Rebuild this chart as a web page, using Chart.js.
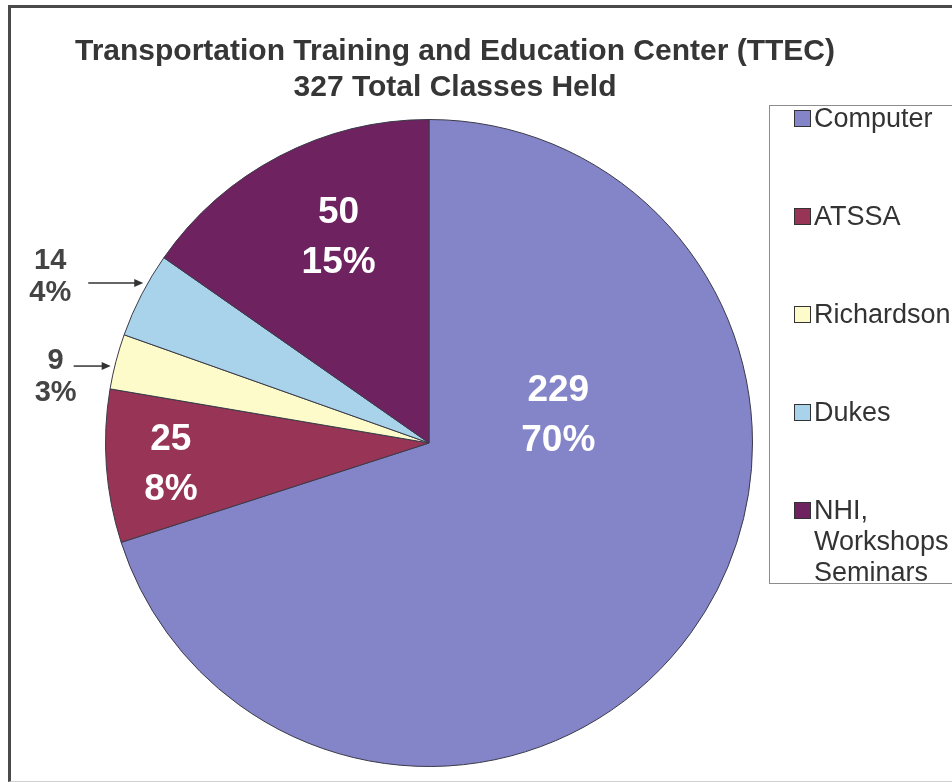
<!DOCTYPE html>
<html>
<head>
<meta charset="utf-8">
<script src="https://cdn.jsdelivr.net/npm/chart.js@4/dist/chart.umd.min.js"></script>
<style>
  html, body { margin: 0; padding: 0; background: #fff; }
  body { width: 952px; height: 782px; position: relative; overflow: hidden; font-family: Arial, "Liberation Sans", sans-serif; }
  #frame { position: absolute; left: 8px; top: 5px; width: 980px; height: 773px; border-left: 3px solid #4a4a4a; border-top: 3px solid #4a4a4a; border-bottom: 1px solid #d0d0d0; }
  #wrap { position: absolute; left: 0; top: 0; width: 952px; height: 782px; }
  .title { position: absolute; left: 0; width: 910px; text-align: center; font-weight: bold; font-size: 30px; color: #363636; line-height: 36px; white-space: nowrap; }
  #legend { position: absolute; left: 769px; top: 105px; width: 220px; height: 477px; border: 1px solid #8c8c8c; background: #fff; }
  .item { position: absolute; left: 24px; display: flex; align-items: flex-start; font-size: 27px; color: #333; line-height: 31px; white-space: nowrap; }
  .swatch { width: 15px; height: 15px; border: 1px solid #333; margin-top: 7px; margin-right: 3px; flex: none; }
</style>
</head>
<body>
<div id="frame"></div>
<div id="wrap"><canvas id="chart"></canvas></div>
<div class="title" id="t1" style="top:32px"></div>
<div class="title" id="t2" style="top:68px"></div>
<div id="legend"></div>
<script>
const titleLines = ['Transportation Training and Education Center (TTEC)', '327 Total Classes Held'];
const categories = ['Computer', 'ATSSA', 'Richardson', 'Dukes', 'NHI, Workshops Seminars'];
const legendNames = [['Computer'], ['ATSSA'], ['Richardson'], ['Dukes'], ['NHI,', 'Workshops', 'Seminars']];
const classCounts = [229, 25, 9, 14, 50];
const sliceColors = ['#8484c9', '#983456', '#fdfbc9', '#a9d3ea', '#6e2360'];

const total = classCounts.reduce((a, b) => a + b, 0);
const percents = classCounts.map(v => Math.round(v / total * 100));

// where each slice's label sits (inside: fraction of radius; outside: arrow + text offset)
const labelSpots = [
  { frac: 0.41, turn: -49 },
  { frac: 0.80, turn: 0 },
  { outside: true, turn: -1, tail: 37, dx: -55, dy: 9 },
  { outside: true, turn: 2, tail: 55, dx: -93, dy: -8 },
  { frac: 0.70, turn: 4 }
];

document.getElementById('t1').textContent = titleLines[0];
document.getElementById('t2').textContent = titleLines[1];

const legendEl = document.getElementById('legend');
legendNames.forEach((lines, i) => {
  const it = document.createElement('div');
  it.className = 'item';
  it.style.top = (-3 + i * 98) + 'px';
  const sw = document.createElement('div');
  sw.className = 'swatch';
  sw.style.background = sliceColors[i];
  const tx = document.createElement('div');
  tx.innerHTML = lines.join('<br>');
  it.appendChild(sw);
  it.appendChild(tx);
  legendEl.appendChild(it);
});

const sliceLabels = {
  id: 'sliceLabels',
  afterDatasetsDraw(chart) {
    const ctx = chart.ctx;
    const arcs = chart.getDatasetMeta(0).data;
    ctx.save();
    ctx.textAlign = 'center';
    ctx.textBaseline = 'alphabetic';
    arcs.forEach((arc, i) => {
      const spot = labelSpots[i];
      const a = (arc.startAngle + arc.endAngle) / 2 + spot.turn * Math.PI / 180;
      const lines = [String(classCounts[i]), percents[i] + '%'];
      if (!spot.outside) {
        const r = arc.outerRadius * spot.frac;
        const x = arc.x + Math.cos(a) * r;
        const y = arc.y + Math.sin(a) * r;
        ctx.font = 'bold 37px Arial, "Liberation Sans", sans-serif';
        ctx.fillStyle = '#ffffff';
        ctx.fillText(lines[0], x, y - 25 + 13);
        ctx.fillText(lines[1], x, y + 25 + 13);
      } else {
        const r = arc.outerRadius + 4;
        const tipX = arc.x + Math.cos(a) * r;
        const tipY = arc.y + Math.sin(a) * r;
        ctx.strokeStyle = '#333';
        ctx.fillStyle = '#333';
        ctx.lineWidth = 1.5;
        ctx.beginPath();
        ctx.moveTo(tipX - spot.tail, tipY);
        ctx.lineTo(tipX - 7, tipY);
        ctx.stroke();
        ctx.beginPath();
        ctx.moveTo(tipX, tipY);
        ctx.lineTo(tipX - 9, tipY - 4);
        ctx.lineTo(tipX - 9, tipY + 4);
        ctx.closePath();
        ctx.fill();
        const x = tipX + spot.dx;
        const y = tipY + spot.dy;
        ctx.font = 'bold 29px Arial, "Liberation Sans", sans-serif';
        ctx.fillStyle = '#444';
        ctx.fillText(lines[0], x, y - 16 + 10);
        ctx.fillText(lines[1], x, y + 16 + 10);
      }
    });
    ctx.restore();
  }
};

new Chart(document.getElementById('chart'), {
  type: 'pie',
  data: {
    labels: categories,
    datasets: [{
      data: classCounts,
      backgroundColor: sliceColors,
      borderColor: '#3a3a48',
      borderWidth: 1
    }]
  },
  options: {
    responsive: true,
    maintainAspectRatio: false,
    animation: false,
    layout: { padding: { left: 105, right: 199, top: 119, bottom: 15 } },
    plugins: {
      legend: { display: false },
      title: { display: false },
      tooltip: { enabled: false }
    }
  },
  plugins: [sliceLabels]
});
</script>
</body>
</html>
▬▬▬▬▬▬
» GIVEN INSTRUCTION:
Repeat the lines exactly as they stand, from the opening line of the data through the line with "['#8484c9', '#983456', '#fdfbc9', '#a9d3ea', '#6e2360'];". Pictures stay out of the copy.

» SOLUTION FOR THIS PROBLEM:
Rebuild this chart as a web page, using Chart.js.
<!DOCTYPE html>
<html>
<head>
<meta charset="utf-8">
<script src="https://cdn.jsdelivr.net/npm/chart.js@4/dist/chart.umd.min.js"></script>
<style>
  html, body { margin: 0; padding: 0; background: #fff; }
  body { width: 952px; height: 782px; position: relative; overflow: hidden; font-family: Arial, "Liberation Sans", sans-serif; }
  #frame { position: absolute; left: 8px; top: 5px; width: 980px; height: 773px; border-left: 3px solid #4a4a4a; border-top: 3px solid #4a4a4a; border-bottom: 1px solid #d0d0d0; }
  #wrap { position: absolute; left: 0; top: 0; width: 952px; height: 782px; }
  .title { position: absolute; left: 0; width: 910px; text-align: center; font-weight: bold; font-size: 30px; color: #363636; line-height: 36px; white-space: nowrap; }
  #legend { position: absolute; left: 769px; top: 105px; width: 220px; height: 477px; border: 1px solid #8c8c8c; background: #fff; }
  .item { position: absolute; left: 24px; display: flex; align-items: flex-start; font-size: 27px; color: #333; line-height: 31px; white-space: nowrap; }
  .swatch { width: 15px; height: 15px; border: 1px solid #333; margin-top: 7px; margin-right: 3px; flex: none; }
</style>
</head>
<body>
<div id="frame"></div>
<div id="wrap"><canvas id="chart"></canvas></div>
<div class="title" id="t1" style="top:32px"></div>
<div class="title" id="t2" style="top:68px"></div>
<div id="legend"></div>
<script>
const titleLines = ['Transportation Training and Education Center (TTEC)', '327 Total Classes Held'];
const categories = ['Computer', 'ATSSA', 'Richardson', 'Dukes', 'NHI, Workshops Seminars'];
const legendNames = [['Computer'], ['ATSSA'], ['Richardson'], ['Dukes'], ['NHI,', 'Workshops', 'Seminars']];
const classCounts = [229, 25, 9, 14, 50];
const sliceColors = ['#8484c9', '#983456', '#fdfbc9', '#a9d3ea', '#6e2360'];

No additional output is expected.